- **The exercise**: Of all the lines in the records, how many hold the word "page"? Answer with the number only.

======

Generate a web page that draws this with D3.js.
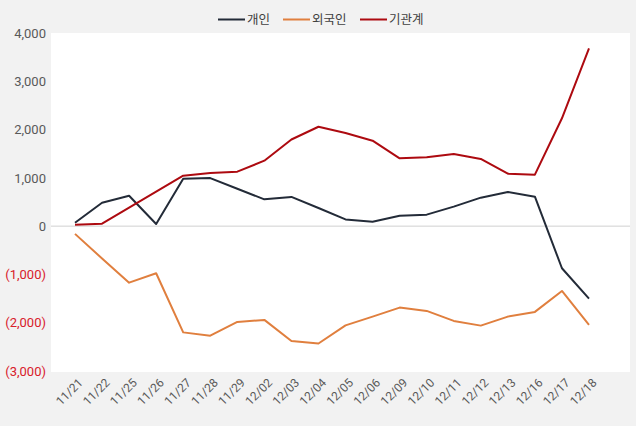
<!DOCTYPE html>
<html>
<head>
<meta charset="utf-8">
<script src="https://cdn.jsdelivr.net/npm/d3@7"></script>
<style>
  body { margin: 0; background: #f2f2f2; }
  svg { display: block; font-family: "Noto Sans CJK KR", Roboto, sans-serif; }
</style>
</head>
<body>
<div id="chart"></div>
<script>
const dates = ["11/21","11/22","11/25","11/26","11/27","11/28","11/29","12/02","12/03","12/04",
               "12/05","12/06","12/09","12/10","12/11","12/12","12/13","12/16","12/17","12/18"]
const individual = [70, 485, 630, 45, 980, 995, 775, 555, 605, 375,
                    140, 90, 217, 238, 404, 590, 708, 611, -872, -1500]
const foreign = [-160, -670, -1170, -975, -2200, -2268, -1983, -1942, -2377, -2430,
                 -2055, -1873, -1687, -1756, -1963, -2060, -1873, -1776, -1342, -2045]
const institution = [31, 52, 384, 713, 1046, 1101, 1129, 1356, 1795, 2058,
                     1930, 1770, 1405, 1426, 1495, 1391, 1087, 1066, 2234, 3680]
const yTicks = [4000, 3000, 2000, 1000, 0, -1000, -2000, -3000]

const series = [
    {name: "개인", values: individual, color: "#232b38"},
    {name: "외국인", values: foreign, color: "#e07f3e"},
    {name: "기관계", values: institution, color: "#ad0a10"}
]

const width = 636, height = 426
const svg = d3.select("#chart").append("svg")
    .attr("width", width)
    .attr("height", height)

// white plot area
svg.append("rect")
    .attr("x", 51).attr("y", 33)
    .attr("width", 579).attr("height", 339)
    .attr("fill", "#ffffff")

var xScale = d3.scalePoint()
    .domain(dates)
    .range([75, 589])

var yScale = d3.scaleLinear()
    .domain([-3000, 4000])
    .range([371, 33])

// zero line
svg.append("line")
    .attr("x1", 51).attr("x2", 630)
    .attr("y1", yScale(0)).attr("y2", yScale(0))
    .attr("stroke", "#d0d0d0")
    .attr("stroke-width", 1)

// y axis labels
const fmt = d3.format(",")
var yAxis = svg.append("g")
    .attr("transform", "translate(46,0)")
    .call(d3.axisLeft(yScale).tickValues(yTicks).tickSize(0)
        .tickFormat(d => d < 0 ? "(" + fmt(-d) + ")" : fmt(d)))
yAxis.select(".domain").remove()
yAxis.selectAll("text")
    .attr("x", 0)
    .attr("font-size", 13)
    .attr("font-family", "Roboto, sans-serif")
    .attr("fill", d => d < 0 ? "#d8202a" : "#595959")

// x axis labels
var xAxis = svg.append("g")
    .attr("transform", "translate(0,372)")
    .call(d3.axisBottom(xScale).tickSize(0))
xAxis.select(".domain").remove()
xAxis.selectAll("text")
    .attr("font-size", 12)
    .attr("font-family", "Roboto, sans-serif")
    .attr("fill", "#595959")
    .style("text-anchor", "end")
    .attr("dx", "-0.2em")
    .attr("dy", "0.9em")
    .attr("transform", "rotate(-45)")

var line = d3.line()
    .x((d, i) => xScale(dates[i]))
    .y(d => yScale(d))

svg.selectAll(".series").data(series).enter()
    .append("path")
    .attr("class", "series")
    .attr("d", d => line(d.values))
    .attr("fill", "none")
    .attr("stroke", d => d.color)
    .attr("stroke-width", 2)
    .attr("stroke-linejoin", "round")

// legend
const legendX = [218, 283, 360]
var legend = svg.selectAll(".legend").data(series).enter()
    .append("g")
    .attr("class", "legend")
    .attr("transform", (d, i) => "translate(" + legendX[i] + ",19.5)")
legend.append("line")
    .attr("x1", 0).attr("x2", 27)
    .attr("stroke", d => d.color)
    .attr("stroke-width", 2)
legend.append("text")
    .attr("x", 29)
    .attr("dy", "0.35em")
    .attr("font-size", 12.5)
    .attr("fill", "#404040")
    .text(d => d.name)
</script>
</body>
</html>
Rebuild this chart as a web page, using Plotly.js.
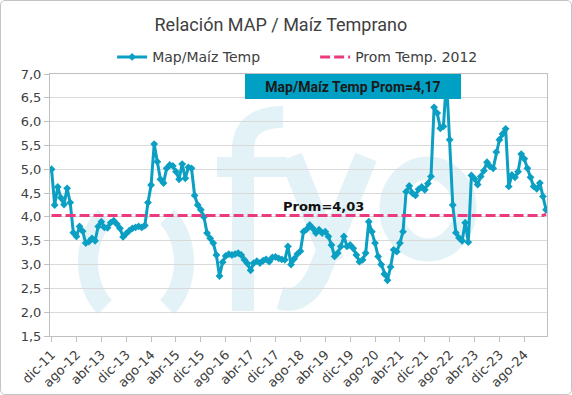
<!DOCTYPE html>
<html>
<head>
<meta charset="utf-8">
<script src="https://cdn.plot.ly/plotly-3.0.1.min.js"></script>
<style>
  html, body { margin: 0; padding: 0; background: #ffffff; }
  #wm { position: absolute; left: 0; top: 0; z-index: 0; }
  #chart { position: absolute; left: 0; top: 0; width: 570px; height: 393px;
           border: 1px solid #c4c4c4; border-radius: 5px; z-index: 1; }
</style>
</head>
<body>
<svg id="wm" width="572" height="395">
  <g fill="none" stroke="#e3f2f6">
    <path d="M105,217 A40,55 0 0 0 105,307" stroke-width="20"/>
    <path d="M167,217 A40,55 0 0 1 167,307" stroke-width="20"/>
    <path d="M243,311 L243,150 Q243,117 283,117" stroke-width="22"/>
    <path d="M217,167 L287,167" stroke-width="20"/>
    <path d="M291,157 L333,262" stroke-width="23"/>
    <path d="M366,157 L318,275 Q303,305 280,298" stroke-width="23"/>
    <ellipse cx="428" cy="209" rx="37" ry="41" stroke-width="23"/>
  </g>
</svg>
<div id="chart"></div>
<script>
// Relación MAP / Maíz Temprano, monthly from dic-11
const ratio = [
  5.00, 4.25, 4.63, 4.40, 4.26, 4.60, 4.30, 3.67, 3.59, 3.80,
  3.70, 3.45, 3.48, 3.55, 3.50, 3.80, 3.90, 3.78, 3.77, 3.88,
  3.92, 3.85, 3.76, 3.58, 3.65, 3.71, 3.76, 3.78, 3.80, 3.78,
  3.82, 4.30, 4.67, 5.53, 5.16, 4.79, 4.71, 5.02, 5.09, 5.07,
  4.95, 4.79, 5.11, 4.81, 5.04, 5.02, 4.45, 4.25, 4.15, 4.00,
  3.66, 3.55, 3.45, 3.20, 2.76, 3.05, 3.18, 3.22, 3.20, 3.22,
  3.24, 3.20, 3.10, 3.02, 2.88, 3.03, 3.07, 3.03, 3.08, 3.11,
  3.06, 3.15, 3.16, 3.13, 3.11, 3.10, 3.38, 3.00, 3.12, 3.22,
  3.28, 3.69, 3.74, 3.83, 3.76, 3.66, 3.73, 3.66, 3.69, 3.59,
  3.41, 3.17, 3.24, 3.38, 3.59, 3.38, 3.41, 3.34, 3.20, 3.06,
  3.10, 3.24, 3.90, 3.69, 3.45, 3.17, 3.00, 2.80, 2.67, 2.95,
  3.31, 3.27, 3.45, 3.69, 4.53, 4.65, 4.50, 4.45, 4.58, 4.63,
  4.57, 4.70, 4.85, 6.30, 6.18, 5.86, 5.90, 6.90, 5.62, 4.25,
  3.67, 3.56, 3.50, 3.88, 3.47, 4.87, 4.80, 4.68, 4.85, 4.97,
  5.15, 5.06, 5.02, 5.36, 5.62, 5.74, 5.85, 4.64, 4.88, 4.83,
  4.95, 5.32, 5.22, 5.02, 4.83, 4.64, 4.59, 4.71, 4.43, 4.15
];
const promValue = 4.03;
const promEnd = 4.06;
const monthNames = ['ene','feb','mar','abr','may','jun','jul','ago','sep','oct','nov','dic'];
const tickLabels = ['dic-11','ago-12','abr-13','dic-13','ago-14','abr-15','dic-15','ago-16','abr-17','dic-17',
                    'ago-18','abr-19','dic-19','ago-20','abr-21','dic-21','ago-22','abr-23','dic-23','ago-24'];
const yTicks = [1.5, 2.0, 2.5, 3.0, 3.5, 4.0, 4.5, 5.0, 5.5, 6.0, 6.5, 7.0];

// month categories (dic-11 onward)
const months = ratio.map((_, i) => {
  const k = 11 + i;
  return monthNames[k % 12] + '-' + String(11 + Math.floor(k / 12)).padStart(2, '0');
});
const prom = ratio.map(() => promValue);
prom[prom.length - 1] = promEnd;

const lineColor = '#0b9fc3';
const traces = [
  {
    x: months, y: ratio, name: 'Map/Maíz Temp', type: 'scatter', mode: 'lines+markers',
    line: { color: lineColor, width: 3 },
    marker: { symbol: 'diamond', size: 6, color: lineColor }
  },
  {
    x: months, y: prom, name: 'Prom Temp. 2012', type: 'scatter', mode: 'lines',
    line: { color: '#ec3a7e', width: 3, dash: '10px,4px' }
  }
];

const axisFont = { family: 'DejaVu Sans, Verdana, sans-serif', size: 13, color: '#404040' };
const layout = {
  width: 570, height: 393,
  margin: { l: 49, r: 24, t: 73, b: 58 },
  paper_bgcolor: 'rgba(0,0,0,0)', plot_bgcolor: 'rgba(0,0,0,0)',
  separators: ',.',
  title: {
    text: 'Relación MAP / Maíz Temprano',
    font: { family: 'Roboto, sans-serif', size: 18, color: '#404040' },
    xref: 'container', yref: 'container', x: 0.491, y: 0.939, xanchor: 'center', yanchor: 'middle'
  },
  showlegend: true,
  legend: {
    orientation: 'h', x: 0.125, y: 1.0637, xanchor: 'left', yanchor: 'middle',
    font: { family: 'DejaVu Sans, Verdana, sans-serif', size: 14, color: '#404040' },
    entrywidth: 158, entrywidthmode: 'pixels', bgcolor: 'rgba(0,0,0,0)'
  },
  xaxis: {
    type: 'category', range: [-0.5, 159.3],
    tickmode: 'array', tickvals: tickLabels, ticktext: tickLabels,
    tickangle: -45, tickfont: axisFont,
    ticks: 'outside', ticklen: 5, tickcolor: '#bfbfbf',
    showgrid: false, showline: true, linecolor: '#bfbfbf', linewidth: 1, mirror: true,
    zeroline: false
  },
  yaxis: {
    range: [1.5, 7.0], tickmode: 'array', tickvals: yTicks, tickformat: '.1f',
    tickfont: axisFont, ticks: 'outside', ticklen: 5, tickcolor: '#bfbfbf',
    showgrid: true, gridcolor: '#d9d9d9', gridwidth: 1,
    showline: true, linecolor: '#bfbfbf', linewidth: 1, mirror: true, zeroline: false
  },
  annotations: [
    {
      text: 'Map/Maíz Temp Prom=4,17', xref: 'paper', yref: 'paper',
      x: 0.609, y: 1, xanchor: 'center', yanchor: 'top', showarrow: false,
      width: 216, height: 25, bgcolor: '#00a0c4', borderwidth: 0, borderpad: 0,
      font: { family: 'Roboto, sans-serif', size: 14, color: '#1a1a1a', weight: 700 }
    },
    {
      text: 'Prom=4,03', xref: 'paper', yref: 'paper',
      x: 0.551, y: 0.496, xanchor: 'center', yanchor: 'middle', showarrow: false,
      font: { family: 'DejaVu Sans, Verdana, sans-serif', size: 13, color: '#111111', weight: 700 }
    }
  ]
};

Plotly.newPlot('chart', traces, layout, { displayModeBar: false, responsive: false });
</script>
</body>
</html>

======

- **Response below**: 2